Eine vom Land finanzierte Studie soll herausfinden, welche Rolle Kinder unter zehn Jahren bei der Verbreitung des Coronavirus spielen. Vier Universitätskliniken im Land beteiligen sich an der Studie, die auf eine Initiative von Ministerpräsident Winfried Kretschmann zurückgeht.
Wie häufig sind Kinder vom Coronavirus betroffen und welche Rolle spielen sie bei der Ausbreitung des Virus? Um diese Frage beantworten zu können, hat die Landesregierung eine Screening-Studie in Auftrag gegeben, an der sich vier Universitätskliniken in Baden-Württemberg beteiligen wollen. Die Idee dazu ist im Wissenschafts-Beraterkreis des Ministerpräsidenten entstanden. „Wir müssen rasch klären, ob wir bei Kindern eine andere Ausgangslage haben als bei Erwachsenen. Daraus können wir Rückschlüsse ziehen für wichtige Fragen, wie das Virus auf die Gesellschaft wirkt, denn nur auf der Grundlage wissenschaftlicher Erkenntnis können wir unsere politischen Entscheidungen unter klaren epidemiologischen Prämissen treffen“, sagte Ministerpräsident Winfried Kretschmann.
Land finanziert Studie
Die Kosten der Studie belaufen sich auf rund 1,2 Millionen Euro, die das Land übernehmen wird. Wissenschaftsministerin Theresia Bauer sagte in Heidelberg: „Diese Studie ist ein hervorragendes Beispiel dafür, wie eng Politik und Wissenschaft im Kampf gegen das Coronavirus zusammenarbeiten. Ich freue mich über die Schnelligkeit, mit der die vier Universitätskliniken in Baden-Württemberg die Initiative von Ministerpräsident Winfried Kretschmann aufgenommen und umgesetzt haben. Das ist beeindruckend und zeigt die Schlagkraft unserer Universitätsmedizin.“
Kinder sind die Hauptbetroffenen
„Bei allen Einschränkungen an persönlichen Freiheiten, die wir der Bevölkerung zumuten müssen, sind Kinder die Hauptbetroffenen. Wir nehmen ihnen die Kita, die Schule, den Zugang zu ihren Freunden. Deshalb ist es eminent wichtig, mehr darüber zu wissen, ob die Schließungen überhaupt epidemiologisch gerechtfertigt sind“, so Bauer weiter. Die Federführung für die Kinderstudie liegt beim Zentrum für Infektionskrankheiten und beim Zentrum für Kinder und Jugendmedizin des Universitätsklinikums Heidelberg. Beteiligen wollen sich auch die Universitätskliniken in Freiburg, Tübingen und Ulm.

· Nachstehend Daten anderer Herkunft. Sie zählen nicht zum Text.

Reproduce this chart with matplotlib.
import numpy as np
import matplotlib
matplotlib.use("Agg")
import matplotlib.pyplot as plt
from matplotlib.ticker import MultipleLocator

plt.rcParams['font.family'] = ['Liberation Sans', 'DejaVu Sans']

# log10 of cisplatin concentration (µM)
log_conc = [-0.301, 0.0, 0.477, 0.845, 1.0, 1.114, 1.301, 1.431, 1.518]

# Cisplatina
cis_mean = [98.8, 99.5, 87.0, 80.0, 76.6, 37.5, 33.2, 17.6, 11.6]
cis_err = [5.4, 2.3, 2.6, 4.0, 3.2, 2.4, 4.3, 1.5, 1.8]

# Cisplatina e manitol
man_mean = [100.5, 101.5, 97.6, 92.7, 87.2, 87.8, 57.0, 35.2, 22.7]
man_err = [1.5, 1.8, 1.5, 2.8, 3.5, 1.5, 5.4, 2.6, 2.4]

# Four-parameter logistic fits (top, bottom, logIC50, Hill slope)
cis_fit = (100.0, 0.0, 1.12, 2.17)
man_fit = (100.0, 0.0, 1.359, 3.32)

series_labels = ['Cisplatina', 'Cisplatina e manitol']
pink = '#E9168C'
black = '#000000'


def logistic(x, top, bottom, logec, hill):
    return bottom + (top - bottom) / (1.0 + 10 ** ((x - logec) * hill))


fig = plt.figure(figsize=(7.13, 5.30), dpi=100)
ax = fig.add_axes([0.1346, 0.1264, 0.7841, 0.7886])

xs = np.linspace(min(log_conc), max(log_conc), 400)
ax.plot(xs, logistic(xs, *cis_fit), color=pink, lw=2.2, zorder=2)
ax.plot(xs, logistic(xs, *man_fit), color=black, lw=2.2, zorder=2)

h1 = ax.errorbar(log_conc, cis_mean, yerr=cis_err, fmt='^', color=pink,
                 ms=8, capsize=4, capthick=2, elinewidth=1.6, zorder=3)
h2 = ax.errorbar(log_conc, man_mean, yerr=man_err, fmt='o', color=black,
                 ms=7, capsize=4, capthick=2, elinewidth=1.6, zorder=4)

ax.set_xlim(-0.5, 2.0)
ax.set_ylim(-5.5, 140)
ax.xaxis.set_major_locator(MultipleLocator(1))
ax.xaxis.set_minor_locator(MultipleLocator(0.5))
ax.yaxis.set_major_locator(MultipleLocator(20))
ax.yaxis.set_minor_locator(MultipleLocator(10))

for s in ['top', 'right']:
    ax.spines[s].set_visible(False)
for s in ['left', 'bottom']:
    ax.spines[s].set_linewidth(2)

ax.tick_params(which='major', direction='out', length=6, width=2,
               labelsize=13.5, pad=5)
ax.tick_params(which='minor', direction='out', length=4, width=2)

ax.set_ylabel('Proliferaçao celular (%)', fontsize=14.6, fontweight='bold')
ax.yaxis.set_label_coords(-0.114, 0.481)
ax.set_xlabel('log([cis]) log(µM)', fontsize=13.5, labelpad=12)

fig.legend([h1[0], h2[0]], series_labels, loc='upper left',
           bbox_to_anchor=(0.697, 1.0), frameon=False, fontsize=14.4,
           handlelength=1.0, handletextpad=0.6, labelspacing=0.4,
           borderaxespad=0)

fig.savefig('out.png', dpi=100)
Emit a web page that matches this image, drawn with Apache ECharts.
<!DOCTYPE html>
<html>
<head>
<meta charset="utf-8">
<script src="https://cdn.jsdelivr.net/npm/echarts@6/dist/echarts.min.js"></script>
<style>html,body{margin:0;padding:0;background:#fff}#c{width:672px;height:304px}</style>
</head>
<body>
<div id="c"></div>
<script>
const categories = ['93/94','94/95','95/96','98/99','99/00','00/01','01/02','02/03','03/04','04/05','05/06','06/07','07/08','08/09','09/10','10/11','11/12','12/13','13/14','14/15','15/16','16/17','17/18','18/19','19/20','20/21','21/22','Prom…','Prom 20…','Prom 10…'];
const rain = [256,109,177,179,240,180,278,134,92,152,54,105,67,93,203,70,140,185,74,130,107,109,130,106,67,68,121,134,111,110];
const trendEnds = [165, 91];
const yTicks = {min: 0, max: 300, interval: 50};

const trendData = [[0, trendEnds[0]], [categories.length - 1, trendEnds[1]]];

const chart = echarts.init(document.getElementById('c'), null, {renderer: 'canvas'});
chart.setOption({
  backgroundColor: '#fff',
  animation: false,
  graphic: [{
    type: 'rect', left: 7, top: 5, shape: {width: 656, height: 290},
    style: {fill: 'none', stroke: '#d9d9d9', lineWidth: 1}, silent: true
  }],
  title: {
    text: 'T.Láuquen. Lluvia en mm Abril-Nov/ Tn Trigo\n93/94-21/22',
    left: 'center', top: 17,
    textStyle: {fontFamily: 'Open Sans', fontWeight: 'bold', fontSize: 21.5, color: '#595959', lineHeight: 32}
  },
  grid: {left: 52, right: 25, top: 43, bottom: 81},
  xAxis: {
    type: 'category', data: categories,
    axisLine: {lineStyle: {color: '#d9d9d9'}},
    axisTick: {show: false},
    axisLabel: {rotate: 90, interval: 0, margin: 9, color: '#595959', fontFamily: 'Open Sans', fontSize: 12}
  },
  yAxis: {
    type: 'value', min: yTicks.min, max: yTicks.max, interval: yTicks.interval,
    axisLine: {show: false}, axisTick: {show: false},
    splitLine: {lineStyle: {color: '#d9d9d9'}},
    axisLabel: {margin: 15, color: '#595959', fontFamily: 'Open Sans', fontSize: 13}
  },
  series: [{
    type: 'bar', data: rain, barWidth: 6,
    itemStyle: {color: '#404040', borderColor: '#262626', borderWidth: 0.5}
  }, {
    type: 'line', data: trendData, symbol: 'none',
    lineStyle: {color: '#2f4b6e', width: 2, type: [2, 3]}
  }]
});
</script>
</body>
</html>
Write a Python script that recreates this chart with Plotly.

Die tatsächliche Rolle von Kindern bei der Verbreitung des Coronavirus kann derzeit nur grob abgeschätzt werden. Eine Studie in Island hatte kürzlich gezeigt, dass Kinder unter zehn Jahren dort deutlich seltener mit Covid-19 infiziert waren als Erwachsene. Frühere Daten aus China hatten dagegen nahegelegt, dass Kinder ähnlich häufig infiziert sind, aber viel seltener erkranken als Erwachsene. Nun soll herausgefunden werden, wie sich das in Baden-Württemberg verhält.
Die Studie
An der Studie teilnehmen sollen rund 2000 Eltern-Kind-Paare, 500 pro Standort. Teilnehmer wären jeweils ein Kind im Alter von ein bis zehn Jahren sowie ein Elternteil. Untersucht werden soll etwa, wie viele Kinder und deren Eltern aktuell mit dem Corona-Virus infiziert sind bzw. bereits Kontakt zum Coronavirus hatten und daraufhin Antikörper als Abwehrstoffe gebildet haben. Die Forscher erwarten unter anderem Hinweise darauf, ob Kinder tatsächlich weniger häufig infiziert sind oder waren als ihre Eltern. Wichtige Erkenntnisse erhoffen sich die Wissenschaftler außerdem vom Vergleich der Ergebnisse bei Kindern, die in Notbetreuungen weiterhin mit anderen Kindern Kontakt hatten, mit den Ergebnissen bei Kindern, die seit Wochen ausschließlich in der Kernfamilie gelebt haben.